[Entries with chart source code]
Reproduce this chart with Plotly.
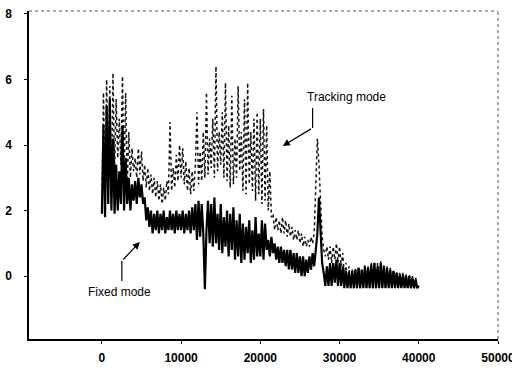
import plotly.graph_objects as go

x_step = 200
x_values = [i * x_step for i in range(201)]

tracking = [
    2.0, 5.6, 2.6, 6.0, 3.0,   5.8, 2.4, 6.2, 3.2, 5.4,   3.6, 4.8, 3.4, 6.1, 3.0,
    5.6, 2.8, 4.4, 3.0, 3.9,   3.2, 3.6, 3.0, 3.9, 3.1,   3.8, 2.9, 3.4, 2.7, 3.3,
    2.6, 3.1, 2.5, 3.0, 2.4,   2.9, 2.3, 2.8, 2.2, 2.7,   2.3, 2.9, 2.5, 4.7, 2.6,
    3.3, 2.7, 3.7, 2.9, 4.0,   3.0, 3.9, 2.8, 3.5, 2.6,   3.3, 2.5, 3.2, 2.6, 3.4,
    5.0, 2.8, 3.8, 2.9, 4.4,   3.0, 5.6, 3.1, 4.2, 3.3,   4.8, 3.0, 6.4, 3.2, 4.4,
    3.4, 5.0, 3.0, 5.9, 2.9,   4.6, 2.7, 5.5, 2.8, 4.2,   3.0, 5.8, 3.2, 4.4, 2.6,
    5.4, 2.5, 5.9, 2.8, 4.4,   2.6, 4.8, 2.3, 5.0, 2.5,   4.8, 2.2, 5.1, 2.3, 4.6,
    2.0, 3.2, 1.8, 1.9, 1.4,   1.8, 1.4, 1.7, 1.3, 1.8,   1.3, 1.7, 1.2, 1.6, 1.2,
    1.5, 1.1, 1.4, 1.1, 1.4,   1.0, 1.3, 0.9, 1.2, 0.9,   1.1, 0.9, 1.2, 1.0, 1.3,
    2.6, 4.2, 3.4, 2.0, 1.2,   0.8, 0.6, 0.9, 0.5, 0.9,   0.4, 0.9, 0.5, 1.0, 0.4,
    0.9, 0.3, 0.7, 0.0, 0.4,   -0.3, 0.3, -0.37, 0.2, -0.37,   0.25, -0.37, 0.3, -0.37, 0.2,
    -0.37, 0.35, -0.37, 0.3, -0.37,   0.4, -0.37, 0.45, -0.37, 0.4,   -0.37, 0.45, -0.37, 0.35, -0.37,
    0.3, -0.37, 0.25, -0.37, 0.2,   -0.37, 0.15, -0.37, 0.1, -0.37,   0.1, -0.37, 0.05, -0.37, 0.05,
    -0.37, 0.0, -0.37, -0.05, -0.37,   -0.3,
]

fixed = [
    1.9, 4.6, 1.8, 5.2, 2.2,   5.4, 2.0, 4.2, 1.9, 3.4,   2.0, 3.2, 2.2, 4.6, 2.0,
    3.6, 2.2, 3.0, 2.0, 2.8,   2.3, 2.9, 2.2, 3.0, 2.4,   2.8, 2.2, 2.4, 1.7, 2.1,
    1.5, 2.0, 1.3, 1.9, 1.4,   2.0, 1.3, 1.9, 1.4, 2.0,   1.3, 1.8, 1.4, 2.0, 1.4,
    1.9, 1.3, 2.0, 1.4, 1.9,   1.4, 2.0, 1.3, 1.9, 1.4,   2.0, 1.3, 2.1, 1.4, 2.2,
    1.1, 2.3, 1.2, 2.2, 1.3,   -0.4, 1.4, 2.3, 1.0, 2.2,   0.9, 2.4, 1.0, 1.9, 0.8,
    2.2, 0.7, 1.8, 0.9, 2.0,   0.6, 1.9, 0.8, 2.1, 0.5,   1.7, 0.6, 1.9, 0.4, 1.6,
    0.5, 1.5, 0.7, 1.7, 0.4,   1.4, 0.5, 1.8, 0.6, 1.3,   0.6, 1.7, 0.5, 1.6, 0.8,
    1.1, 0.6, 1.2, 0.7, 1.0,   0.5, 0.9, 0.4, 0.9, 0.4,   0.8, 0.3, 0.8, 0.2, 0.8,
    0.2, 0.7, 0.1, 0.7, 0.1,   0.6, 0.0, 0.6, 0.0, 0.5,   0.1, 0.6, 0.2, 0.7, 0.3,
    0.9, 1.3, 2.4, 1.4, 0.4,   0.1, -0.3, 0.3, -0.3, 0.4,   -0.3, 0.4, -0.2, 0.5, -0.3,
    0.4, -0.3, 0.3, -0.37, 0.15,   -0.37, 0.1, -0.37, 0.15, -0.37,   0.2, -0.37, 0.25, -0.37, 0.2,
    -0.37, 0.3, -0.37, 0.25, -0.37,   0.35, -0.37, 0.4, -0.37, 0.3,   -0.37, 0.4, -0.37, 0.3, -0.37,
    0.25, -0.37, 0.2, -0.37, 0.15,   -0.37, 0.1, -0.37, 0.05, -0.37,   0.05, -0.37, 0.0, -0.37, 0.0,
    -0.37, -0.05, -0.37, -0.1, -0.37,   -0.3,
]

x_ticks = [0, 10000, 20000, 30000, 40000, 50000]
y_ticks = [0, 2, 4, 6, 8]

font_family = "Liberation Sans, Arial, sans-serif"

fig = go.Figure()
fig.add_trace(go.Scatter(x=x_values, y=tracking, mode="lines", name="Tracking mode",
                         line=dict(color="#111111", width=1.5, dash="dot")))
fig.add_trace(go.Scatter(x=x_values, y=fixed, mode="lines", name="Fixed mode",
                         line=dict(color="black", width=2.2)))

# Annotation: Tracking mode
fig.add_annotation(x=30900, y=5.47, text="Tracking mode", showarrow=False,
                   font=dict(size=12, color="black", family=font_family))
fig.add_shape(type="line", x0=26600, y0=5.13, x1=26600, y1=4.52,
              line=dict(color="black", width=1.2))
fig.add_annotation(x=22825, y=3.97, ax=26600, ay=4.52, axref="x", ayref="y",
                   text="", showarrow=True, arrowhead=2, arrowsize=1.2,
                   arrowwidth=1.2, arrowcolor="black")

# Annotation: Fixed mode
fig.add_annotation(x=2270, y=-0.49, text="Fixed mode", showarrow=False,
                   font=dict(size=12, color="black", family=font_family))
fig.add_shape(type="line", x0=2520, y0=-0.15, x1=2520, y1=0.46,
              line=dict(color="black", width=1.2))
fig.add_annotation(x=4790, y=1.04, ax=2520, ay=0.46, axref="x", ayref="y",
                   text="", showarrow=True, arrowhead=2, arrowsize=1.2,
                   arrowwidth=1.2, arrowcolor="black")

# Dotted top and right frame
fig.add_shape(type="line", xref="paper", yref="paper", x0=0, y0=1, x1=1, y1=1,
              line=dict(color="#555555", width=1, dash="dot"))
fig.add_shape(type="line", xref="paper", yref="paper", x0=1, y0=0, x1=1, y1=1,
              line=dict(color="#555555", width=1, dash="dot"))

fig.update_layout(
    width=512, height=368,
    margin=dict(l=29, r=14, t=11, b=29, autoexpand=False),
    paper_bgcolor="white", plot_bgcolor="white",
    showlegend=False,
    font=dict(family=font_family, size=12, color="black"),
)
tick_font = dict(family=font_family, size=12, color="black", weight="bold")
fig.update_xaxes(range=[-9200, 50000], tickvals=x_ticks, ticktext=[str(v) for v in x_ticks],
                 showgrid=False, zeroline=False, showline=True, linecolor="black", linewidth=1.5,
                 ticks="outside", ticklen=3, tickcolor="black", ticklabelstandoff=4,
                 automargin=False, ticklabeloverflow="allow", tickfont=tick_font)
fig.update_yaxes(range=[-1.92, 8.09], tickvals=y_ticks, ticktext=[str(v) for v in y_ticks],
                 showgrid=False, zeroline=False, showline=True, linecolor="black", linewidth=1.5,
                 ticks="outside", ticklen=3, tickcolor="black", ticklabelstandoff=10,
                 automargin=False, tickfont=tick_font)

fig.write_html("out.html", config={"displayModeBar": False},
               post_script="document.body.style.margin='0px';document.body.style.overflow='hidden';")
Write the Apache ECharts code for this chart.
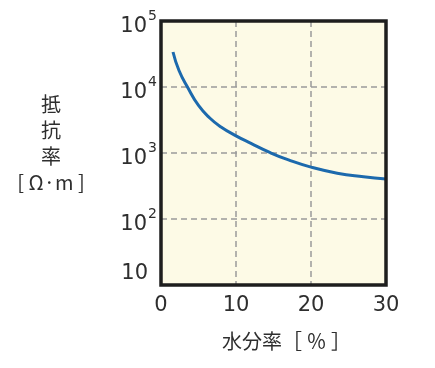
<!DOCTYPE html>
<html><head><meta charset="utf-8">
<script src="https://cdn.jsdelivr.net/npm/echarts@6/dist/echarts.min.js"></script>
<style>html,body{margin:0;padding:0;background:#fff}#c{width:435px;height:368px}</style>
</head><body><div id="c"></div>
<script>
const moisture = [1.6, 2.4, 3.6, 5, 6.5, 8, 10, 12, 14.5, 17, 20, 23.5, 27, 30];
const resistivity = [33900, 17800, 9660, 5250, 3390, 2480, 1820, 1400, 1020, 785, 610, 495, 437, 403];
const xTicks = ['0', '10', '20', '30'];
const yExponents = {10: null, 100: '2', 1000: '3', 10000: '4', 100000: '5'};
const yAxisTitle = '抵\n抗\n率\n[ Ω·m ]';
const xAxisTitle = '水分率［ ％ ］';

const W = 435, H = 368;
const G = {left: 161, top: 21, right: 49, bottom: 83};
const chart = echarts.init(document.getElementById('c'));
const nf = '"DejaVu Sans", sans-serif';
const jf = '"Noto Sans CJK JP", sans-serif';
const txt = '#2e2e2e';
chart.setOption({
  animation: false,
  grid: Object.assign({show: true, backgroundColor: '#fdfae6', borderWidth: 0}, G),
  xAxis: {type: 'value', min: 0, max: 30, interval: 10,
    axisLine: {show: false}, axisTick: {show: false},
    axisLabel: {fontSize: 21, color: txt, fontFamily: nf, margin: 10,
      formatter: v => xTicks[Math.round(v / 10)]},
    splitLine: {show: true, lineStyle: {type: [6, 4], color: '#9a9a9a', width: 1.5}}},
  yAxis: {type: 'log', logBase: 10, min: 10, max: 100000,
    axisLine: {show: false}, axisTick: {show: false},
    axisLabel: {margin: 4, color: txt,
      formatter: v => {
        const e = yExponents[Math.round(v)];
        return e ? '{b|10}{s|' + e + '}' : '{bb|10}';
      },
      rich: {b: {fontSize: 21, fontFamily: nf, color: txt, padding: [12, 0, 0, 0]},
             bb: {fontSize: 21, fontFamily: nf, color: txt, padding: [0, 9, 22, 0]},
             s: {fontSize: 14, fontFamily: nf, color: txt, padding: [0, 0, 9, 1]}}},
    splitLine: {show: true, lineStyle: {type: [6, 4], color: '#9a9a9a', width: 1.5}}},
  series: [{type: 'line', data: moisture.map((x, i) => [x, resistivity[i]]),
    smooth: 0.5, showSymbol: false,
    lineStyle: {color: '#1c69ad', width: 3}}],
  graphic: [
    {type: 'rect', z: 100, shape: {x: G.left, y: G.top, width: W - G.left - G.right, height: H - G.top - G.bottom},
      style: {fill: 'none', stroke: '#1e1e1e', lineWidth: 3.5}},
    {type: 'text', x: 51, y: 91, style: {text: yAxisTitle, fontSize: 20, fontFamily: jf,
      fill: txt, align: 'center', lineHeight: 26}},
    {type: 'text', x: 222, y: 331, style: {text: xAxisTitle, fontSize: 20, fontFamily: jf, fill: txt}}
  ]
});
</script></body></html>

- SET TASK: Take the records above from their first line through the line with "x_values = [i * x_step for i in range(201)]" and set those lines down word for word, minus the pictures.

- FINAL RESULT:
Reproduce this chart with Plotly.
import plotly.graph_objects as go

x_step = 200
x_values = [i * x_step for i in range(201)]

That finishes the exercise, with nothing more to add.